What is your response to the findings of David Martill and David Unwin in their study, "Small Spheres in Fossil Bones: Blood Corpuscles or Diagenetic Products?"? Their claim is that they were FOSSILIZED RBC's, or actually pyrite framboids. Their research at least makes it SEEM as if these are not actually RBC's. Of course, the other hypothesis is that these are bacterial microfilms, which at some point someone has to wonder, "How did the bacteria get inside of a fossilized bone, and manage to leave RBC-like remnants inside?" Grace in Yahweh, THE Creator Jason.
Ever since the Mary H. Schweitzer's popularization of the "first" find of dino blood cells ... evo's have been at it trying to explain this thing away -- pitifully. (RBC's have been found in dino's as far back as the early 90's -- they were just in deep denial about it.

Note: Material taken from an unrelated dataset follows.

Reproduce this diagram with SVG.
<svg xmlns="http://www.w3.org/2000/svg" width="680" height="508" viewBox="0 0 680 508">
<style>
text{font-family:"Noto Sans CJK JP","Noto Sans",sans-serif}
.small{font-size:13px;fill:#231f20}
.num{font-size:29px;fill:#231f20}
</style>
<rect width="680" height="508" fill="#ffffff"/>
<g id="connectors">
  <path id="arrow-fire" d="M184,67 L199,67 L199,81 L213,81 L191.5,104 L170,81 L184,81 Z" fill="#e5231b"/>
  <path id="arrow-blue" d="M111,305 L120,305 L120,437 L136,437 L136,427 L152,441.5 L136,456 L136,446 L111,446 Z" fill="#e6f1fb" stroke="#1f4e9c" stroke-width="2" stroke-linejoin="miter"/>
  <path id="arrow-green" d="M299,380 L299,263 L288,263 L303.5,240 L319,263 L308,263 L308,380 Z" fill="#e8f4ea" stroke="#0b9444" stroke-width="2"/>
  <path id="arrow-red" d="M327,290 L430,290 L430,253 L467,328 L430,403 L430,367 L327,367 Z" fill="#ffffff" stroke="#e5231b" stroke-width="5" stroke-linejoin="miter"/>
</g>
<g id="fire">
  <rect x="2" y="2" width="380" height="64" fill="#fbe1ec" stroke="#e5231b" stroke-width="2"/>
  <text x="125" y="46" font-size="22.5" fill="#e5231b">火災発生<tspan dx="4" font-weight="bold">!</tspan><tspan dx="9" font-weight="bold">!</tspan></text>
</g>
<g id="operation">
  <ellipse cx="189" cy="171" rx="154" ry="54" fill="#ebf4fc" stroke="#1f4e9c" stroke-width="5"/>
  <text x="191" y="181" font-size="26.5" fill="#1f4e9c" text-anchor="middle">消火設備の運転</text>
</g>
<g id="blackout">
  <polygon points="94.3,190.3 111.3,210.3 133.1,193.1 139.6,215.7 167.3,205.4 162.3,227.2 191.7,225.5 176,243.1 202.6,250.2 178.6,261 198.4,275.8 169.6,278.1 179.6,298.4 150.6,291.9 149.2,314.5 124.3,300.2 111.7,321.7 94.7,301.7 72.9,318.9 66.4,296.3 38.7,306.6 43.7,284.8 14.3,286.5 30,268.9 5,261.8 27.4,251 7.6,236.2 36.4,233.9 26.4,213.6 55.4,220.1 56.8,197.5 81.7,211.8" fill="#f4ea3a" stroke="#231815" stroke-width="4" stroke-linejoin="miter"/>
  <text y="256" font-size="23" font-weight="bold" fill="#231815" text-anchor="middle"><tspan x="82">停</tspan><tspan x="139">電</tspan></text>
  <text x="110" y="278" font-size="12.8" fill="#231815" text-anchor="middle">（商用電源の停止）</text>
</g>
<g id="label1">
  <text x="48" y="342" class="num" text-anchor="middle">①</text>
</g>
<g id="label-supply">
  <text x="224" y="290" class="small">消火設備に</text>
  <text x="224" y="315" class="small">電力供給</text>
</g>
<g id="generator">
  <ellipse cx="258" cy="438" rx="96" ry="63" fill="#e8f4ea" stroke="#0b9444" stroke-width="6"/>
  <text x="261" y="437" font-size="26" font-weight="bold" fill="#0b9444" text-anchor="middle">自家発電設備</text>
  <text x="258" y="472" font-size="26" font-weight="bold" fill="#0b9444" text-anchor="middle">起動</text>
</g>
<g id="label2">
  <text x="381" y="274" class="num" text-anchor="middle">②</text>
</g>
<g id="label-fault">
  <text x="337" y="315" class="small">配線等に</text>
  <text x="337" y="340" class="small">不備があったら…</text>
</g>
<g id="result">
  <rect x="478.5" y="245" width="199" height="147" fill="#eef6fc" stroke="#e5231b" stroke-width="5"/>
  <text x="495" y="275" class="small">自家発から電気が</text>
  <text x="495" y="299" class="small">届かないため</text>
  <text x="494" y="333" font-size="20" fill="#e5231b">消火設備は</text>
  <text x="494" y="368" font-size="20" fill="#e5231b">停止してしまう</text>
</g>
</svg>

Check out this article in Science in 1993!
Even Schweitzer herself had found them in '97, but nobody would listen to her then.

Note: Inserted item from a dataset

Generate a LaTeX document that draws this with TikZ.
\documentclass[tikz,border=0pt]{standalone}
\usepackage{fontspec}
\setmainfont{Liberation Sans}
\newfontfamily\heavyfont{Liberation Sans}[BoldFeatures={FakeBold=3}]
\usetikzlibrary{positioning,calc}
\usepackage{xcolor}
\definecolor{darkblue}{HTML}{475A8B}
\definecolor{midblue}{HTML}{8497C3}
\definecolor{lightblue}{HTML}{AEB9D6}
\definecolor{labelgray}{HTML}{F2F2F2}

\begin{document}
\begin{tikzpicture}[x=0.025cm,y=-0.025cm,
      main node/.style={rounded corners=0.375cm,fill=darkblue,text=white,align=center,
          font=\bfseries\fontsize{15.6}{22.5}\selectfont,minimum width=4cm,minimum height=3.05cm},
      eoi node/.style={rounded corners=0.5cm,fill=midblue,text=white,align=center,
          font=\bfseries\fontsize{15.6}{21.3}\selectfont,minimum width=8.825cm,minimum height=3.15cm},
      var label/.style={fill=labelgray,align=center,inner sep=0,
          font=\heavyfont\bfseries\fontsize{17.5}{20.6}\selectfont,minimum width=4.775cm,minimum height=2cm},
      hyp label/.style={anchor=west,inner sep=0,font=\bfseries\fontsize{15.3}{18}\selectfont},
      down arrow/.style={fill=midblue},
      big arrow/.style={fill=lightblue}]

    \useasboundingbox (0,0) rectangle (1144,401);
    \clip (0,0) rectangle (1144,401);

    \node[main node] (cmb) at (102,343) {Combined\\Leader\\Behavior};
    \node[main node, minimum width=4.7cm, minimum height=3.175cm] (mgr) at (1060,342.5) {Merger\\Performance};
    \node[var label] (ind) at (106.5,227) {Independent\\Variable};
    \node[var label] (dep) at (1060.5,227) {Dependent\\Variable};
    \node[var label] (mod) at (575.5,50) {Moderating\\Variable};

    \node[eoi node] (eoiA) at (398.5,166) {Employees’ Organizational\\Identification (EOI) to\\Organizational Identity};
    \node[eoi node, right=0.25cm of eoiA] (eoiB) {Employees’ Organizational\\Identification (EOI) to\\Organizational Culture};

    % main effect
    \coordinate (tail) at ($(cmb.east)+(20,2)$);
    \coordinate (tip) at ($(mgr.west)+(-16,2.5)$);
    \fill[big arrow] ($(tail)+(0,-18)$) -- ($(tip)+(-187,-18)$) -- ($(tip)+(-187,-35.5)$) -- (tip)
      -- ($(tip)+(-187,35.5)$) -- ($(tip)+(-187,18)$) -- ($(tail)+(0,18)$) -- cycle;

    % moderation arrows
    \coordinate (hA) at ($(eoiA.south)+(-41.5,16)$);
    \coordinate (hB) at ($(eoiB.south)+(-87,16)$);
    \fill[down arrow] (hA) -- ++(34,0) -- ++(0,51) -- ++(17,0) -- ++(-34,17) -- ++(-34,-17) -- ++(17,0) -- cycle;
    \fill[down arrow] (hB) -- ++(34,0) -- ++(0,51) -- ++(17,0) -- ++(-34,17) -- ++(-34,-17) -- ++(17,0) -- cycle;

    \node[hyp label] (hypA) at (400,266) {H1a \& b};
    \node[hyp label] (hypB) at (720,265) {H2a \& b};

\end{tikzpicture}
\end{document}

At first, in 2005, evo's tried to say that iron ions from the hemoglobin had catalyzed the "super polymerization" of the proteins, effectively making them into sheets of plastic-y material. They gave up on that pretty quick, since the muscle and blood had iron but the bone cells had little. Then they came up with the silly "biofilm" postulate -- oh my! A biofilm is a sorta slime that a group of bacteria will gang up together and ooze out and surround themselves with it. This protects them from fungal invaders and other damages. You could think of it as "bacterial snot." So this just happened to wind up in chunks -- yeah, sorta like boogers -- and they just happened to look like red blood cells (RBCs)? I don't think so. Each "booger" is exactly the shape of a modern reptile RBC. Each is also the exact size. Each is also -- red! And ... they are all lined up single-file going through a "tunnel" (a vein) running through one of the Haversian Canals in the bone tissue. Get -- over -- it -- evo's !!! These are RBCs in a blood vessel! And they're still there intact as complex biological molecular constructions -- after 68 mill yrs? NOT. Maybe the 4358 yrs since that t-rex drowned in Noah's Flood ... but not any longer than 100K years ... definitely not millions of years! So, as for the pyrite chunks ... much like the biofilm ... that argument is pitifully flimsy wishful thinking! Think about it. They are stuck! God bless ya Jason, I hope that this helped.